Между тем Бургав написал графу Лестоку о положении дела, а Лесток доложил императрице. Она вернулась из Троицы в Москву в субботу в семь часов вечера и прошла прямо из кареты ко мне в комнату в сопровождении графа Лестока, графа Разумовского и хирурга этого последнего по имени Верр. Она села у моего изголовья и держала меня на руках, пока мне пускали кровь. Я пришла немного в себя в эту минуту и увидала, что все очень суетились вокруг меня; я заметила также, что мать была очень опечалена. Но несколько минут спустя я снова впала в забытье. Императрица прислала мне после этого кровопускания брильянтовые серьги и бант стоимостью в двадцать пять тысяч рублей. Мне пускали кровь шестнадцать раз, пока нарыв не лопнул. Наконец, накануне Вербного воскресенья, ночью, я выплюнула нарыв. Доктора Санхец и Бургав не покидали меня, и после Бога их заботам обязана я жизнью.

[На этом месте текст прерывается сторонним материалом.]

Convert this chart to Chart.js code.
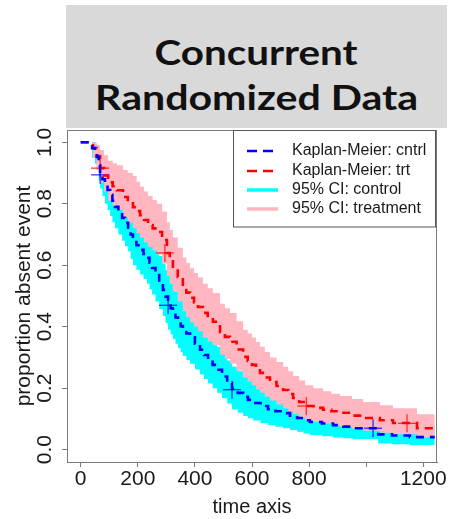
<!DOCTYPE html>
<html><head><meta charset="utf-8">
<script src="https://cdn.jsdelivr.net/npm/chart.js@4/dist/chart.umd.min.js"></script>
<style>
html,body{margin:0;padding:0;background:#fff;}
#wrap{position:relative;width:454px;height:519px;overflow:hidden;}
#c{position:absolute;left:0;top:0;}
#title{position:absolute;left:66px;top:5px;width:381px;height:123px;background:#d9d9d9;font-family:Lato,"Open Sans",sans-serif;font-weight:bold;color:#111;}
.tl{position:absolute;left:0;width:100%;text-align:center;white-space:nowrap;font-size:35px;line-height:35px;}
.tl span{display:inline-block;transform-origin:50% 50%;}
</style></head><body>
<div id="wrap"><canvas id="c" width="454" height="519"></canvas>
<div id="title"><div class="tl" style="top:29px"><span id="t1">Concurrent</span></div><div class="tl" style="top:74px"><span id="t2">Randomized Data</span></div></div></div>
<script>
// ---- data ----
const ctrlTimes = [0, 40, 50, 57, 63, 68, 76, 85, 94, 103, 111, 120, 132, 145, 155, 166, 175, 183, 195, 208, 220, 232, 241, 250, 262, 275, 288, 297, 306, 315, 323, 332, 341, 350, 358, 370, 383, 400, 418, 432, 446, 462, 478, 495, 513, 530, 550, 569, 586, 604, 630, 656, 682, 709, 733, 758, 780, 803, 845, 884, 920, 954, 1042, 1090, 1153, 1240];
const ctrlSurv  = [1.0, 0.981, 0.965, 0.952, 0.925, 0.900, 0.880, 0.862, 0.845, 0.829, 0.810, 0.790, 0.772, 0.754, 0.738, 0.722, 0.700, 0.682, 0.665, 0.650, 0.637, 0.624, 0.608, 0.591, 0.568, 0.545, 0.520, 0.498, 0.477, 0.460, 0.445, 0.430, 0.415, 0.402, 0.390, 0.378, 0.366, 0.345, 0.325, 0.308, 0.292, 0.276, 0.260, 0.238, 0.217, 0.198, 0.185, 0.172, 0.162, 0.152, 0.142, 0.132, 0.125, 0.119, 0.111, 0.103, 0.096, 0.090, 0.085, 0.080, 0.075, 0.070, 0.050, 0.046, 0.041, 0.041];
const ctrlUpper = [1.0, 1.0, 0.995, 0.99, 0.97, 0.955, 0.94, 0.92, 0.905, 0.89, 0.87, 0.855, 0.84, 0.825, 0.81, 0.795, 0.775, 0.76, 0.745, 0.73, 0.717, 0.705, 0.69, 0.675, 0.652, 0.63, 0.605, 0.585, 0.565, 0.548, 0.53, 0.515, 0.50, 0.487, 0.475, 0.462, 0.45, 0.428, 0.405, 0.388, 0.37, 0.352, 0.335, 0.312, 0.29, 0.27, 0.255, 0.24, 0.228, 0.215, 0.202, 0.19, 0.182, 0.175, 0.165, 0.155, 0.147, 0.14, 0.132, 0.125, 0.12, 0.115, 0.09, 0.085, 0.08, 0.08];
const ctrlLower = [1.0, 0.95, 0.93, 0.91, 0.875, 0.85, 0.825, 0.80, 0.78, 0.76, 0.74, 0.72, 0.70, 0.68, 0.662, 0.645, 0.62, 0.60, 0.585, 0.57, 0.555, 0.54, 0.522, 0.505, 0.482, 0.458, 0.435, 0.412, 0.39, 0.375, 0.36, 0.345, 0.33, 0.317, 0.305, 0.292, 0.28, 0.262, 0.245, 0.23, 0.215, 0.2, 0.185, 0.167, 0.15, 0.132, 0.12, 0.11, 0.102, 0.095, 0.087, 0.08, 0.075, 0.07, 0.064, 0.058, 0.053, 0.048, 0.044, 0.04, 0.037, 0.035, 0.02, 0.018, 0.015, 0.015];

const trtTimes = [0, 43, 55, 68, 82, 96, 112, 127, 148, 165, 183, 196, 208, 222, 236, 252, 267, 285, 302, 312, 323, 340, 358, 370, 383, 397, 411, 428, 445, 463, 488, 505, 523, 546, 569, 585, 600, 614, 628, 645, 663, 686, 709, 727, 744, 765, 786, 815, 849, 878, 908, 950, 989, 1048, 1094, 1178, 1240];
const trtSurv  = [1.0, 0.981, 0.955, 0.916, 0.892, 0.870, 0.857, 0.844, 0.822, 0.806, 0.789, 0.776, 0.763, 0.747, 0.731, 0.720, 0.708, 0.682, 0.640, 0.618, 0.595, 0.562, 0.529, 0.511, 0.494, 0.479, 0.464, 0.445, 0.430, 0.416, 0.383, 0.367, 0.351, 0.326, 0.302, 0.289, 0.276, 0.263, 0.250, 0.235, 0.220, 0.207, 0.194, 0.181, 0.168, 0.155, 0.142, 0.136, 0.130, 0.125, 0.120, 0.111, 0.103, 0.096, 0.087, 0.070, 0.070];
const trtUpper = [1.0, 1.0, 0.99, 0.975, 0.958, 0.94, 0.932, 0.925, 0.91, 0.90, 0.89, 0.872, 0.855, 0.84, 0.825, 0.812, 0.80, 0.775, 0.74, 0.715, 0.69, 0.657, 0.625, 0.607, 0.59, 0.575, 0.56, 0.54, 0.525, 0.51, 0.475, 0.46, 0.445, 0.418, 0.39, 0.378, 0.365, 0.35, 0.335, 0.318, 0.30, 0.285, 0.27, 0.255, 0.24, 0.225, 0.21, 0.20, 0.19, 0.182, 0.175, 0.165, 0.155, 0.145, 0.135, 0.115, 0.115];
const trtLower = [1.0, 0.95, 0.91, 0.87, 0.84, 0.81, 0.795, 0.78, 0.755, 0.738, 0.72, 0.705, 0.69, 0.675, 0.66, 0.648, 0.635, 0.605, 0.565, 0.54, 0.515, 0.482, 0.45, 0.432, 0.415, 0.40, 0.385, 0.365, 0.352, 0.34, 0.31, 0.295, 0.28, 0.257, 0.235, 0.222, 0.21, 0.197, 0.185, 0.172, 0.16, 0.147, 0.135, 0.125, 0.115, 0.105, 0.095, 0.09, 0.085, 0.08, 0.075, 0.068, 0.062, 0.055, 0.05, 0.04, 0.04];

const ctrlCensorTimes = [68, 306, 530, 1024];
const ctrlCensorSurv  = [0.894, 0.470, 0.195, 0.070];
const trtCensorTimes  = [68, 295, 790, 1143];
const trtCensorSurv   = [0.916, 0.640, 0.142, 0.086];

const xTickValues = [0, 200, 400, 600, 800, 1000, 1200];
const xTickLabels = ['0', '200', '400', '600', '800', '', '1200'];
const yTickValues = [0, 0.2, 0.4, 0.6, 0.8, 1.0];
const yTickLabels = ['0.0', '0.2', '0.4', '0.6', '0.8', '1.0'];
const legendLabels = ['Kaplan-Meier: cntrl', 'Kaplan-Meier: trt', '95% CI: control', '95% CI: treatment'];
const xAxisTitle = 'time axis';
const yAxisTitle = 'proportion absent event';

// ---- title sizing ----
(function(){
  const m = document.createElement('canvas').getContext('2d');
  m.font = 'bold 35px Lato, "Open Sans", sans-serif';
  const fit = (id, target) => {
    const el = document.getElementById(id);
    const w = m.measureText(el.textContent).width;
    el.style.transform = 'scaleX(' + (target / w) + ')';
  };
  fit('t1', 203); fit('t2', 323);
})();

const FONT = '"Liberation Sans", Arial, sans-serif';
Chart.defaults.font.family = FONT;
Chart.defaults.color = '#1a1a1a';

const BLUE = '#0000ff', RED = '#ff0000', CYAN = '#00ffff', PINK = '#ffb6c1', AXIS = '#7a7a7a';
const mk = (ts, vs) => ts.map((t, i) => ({x: t, y: vs[i]}));
const band = (data, fill, color) => ({data, stepped: 'before', pointRadius: 0, borderWidth: 1, borderColor: 'rgba(0,0,0,0)', backgroundColor: color, fill});
const km = (data, color) => ({data, stepped: 'before', pointRadius: 0, borderWidth: 2.6, borderColor: color, borderDash: [8, 6], fill: false});
const cens = (data, color) => ({data, showLine: false, pointStyle: 'cross', pointRadius: 9, pointHoverRadius: 9, pointBorderWidth: 1, pointBorderColor: color, pointBackgroundColor: color});

const yLabelPlugin = {
  id: 'yRotLabels',
  afterDraw(chart) {
    const s = chart.scales.y, c = chart.ctx;
    c.save();
    c.font = '21px ' + FONT; c.fillStyle = '#1a1a1a';
    c.textAlign = 'center'; c.textBaseline = 'middle';
    yTickValues.forEach((v, i) => {
      const y = s.getPixelForValue(v);
      c.save(); c.translate(45, y); c.rotate(-Math.PI / 2);
      c.fillText(yTickLabels[i], 0, 0); c.restore();
    });
    c.restore();
  }
};
const boxPlugin = {
  id: 'plotBox',
  afterDraw(chart) {
    const a = chart.chartArea, c = chart.ctx;
    c.save(); c.strokeStyle = AXIS; c.lineWidth = 1;
    c.strokeRect(a.left + 0.5, a.top + 0.5, a.right - a.left - 1, a.bottom - a.top);
    c.restore();
  }
};
const legendPlugin = {
  id: 'rLegend',
  afterDraw(chart) {
    const c = chart.ctx, a = chart.chartArea;
    const L = 233, R = a.right - 1, T = a.top, B = 227;
    c.save();
    c.fillStyle = '#fff'; c.fillRect(L, T, R - L, B - T);
    c.strokeStyle = '#555'; c.lineWidth = 1; c.strokeRect(L + 0.5, T + 0.5, R - L - 1, B - T - 0.5);
    const rows = [151, 171, 190, 209];
    const styles = [[BLUE, [10, 6], 2.6, 274], [RED, [10, 6], 2.6, 274], [CYAN, [], 3.5, 278], [PINK, [], 3.5, 278]];
    rows.forEach((y, i) => {
      const [col, dash, lw, x2] = styles[i];
      c.strokeStyle = col; c.lineWidth = lw; c.setLineDash(dash);
      c.beginPath(); c.moveTo(247, y); c.lineTo(x2, y); c.stroke();
    });
    c.setLineDash([]);
    c.font = '16px ' + FONT; c.fillStyle = '#1a1a1a'; c.textAlign = 'left'; c.textBaseline = 'middle';
    rows.forEach((y, i) => c.fillText(legendLabels[i], 292, y));
    c.restore();
  }
};

new Chart(document.getElementById('c'), {
  type: 'line',
  data: {
    datasets: [
      km(mk(ctrlTimes, ctrlSurv), BLUE),
      km(mk(trtTimes, trtSurv), RED),
      cens(mk(ctrlCensorTimes, ctrlCensorSurv), BLUE),
      cens(mk(trtCensorTimes, trtCensorSurv), RED),
      band(mk(trtTimes, trtUpper), '+1', PINK),
      band(mk(trtTimes, trtLower), false, PINK),
      band(mk(ctrlTimes, ctrlUpper), '+1', CYAN),
      band(mk(ctrlTimes, ctrlLower), false, CYAN)
    ]
  },
  options: {
    responsive: false, animation: false, devicePixelRatio: 1,
    layout: {padding: {top: 130, right: 17, left: 0, bottom: 0}},
    plugins: {legend: {display: false}, tooltip: {enabled: false}},
    events: [],
    scales: {
      x: {
        type: 'linear', min: -48, max: 1248,
        afterBuildTicks: s => { s.ticks = xTickValues.map(v => ({value: v})); },
        afterFit: s => { s.height = 57; },
        ticks: {callback: (v, i) => xTickLabels[i], font: {size: 21}, color: '#1a1a1a', padding: 0, maxRotation: 0, minRotation: 0, autoSkip: false},
        grid: {drawOnChartArea: false, tickLength: 5, color: AXIS, tickColor: AXIS},
        border: {display: true, color: AXIS},
        title: {display: true, text: xAxisTitle, font: {size: 20}, color: '#1a1a1a', padding: 0}
      },
      y: {
        type: 'linear', min: -0.04, max: 1.04,
        afterBuildTicks: s => { s.ticks = yTickValues.map(v => ({value: v})); },
        afterFit: s => { s.width = 67; },
        ticks: {display: false},
        grid: {drawOnChartArea: false, tickLength: 5, color: AXIS, tickColor: AXIS},
        border: {display: true, color: AXIS},
        title: {display: true, text: yAxisTitle, font: {size: 21}, color: '#1a1a1a', padding: {top: 12, bottom: 0}}
      }
    }
  },
  plugins: [yLabelPlugin, boxPlugin, legendPlugin]
});
</script>
</body></html>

Помню, императрица, великий князь и, по их примеру, весь двор оказывали всяческие знаки внимания как матери, так и мне, хотя нашлись люди с вице-канцлером графом Бестужевым во главе, которые уже тогда постарались повредить матери в глазах императрицы. Это было очень легко, так как она от рождения склонна была с ревнивой подозрительностью относиться ко всем женщинам, которых не могла контролировать. Ей объяснили как недостаток привязанности ко мне отвращение матери к тому, чтобы мне пустили кровь, а в действительности это было лишь следствие боязни.
Чтобы лучше узнать правду и под предлогом гораздо большего ухода императрица приказала графине Воронцовой поместиться с нами. Когда мне делали кровопускание, Лесток запирал двери на задвижки, и мне пускали кровь в два приема четыре раза в течение двух суток. Мать, которая была очень чувствительна, не могла видеть этого без огорчения, и когда она хотела войти в эти минуты, ей говорили, что императрица просила ее оставаться у себя в комнате. Из-за этого она, в свою очередь, стала досадовать и подумала, что все сговорились держать ее вдали от дочери. К этому прибавились еще разные мелочи и сплетни кумушек, которые ухудшали дело.
Например, в период моего выздоровления, около Пасхи, мать, потому ли, что не могла найти богатых материй по своему вкусу, или потому, что ей нравился принадлежавший мне кусок материи, пришла попросить его у меня в присутствии графини Румянцевой. В том состоянии слабости, в каком я была, и еще не вполне свободно владея своими эмоциями, я проявила некоторое желание сохранить материю, потому что я получила ее от дяди, брата отца, хотя и уступила ее матери. Это передали императрице, которая прислала мне две великолепные материи того же цвета и очень была недовольна матерью за то, что она, как говорили, без осторожности причинила огорчение почти умирающей. Мать, в свою очередь, почувствовала, что ее злят, и разобиделась.
Когда я поправилась, я нашла во всем очень большую перемену. Раньше говорили только о празднествах, увеселениях, удовольствии, а теперь – лишь о распрях, спорах, партиях и вражде.
С минуты нашего прибытия для бессменного дежурства назначили к нам Бецкого, тогда камергера великого князя, князя Александра Трубецкого, камер-юнкера этого князя, сверх того, сохранил свое место Нарышкин, и один из камер-юнкеров императрицы с двумя ее фрейлинами дежурили у нас по очереди.
Мать возымела доверие к Бецкому, который сблизил ее с принцем и принцессой Гессен-Гомбургскими: он был побочным братом этой принцессы и незаконным сыном старого фельдмаршала Трубецкого, который прижил его от одной шведской дамы во время своего плена в этой стране при Карле XII, после Нарвской битвы. Это сближение не понравилось многим, а особенно графу Лестоку и обер-гофмаршалу великого князя Брюммеру, который вызвал мою мать в Россию, но еще более – графине Румянцевой, очень вредившей моей матери в глазах императрицы. Ссору раздувал тогда повсюду граф Бестужев, применявший отвратительное правило – разделять, чтобы повелевать. Ему отлично удавалось смущать все умы; никогда не было меньше согласия и в городе, и при дворе, как во время его министерства. В конце концов он стал жертвой собственных происков, что случается обыкновенно с людьми, которые больше опираются на свои интриги, чем на чистоту и честность приемов.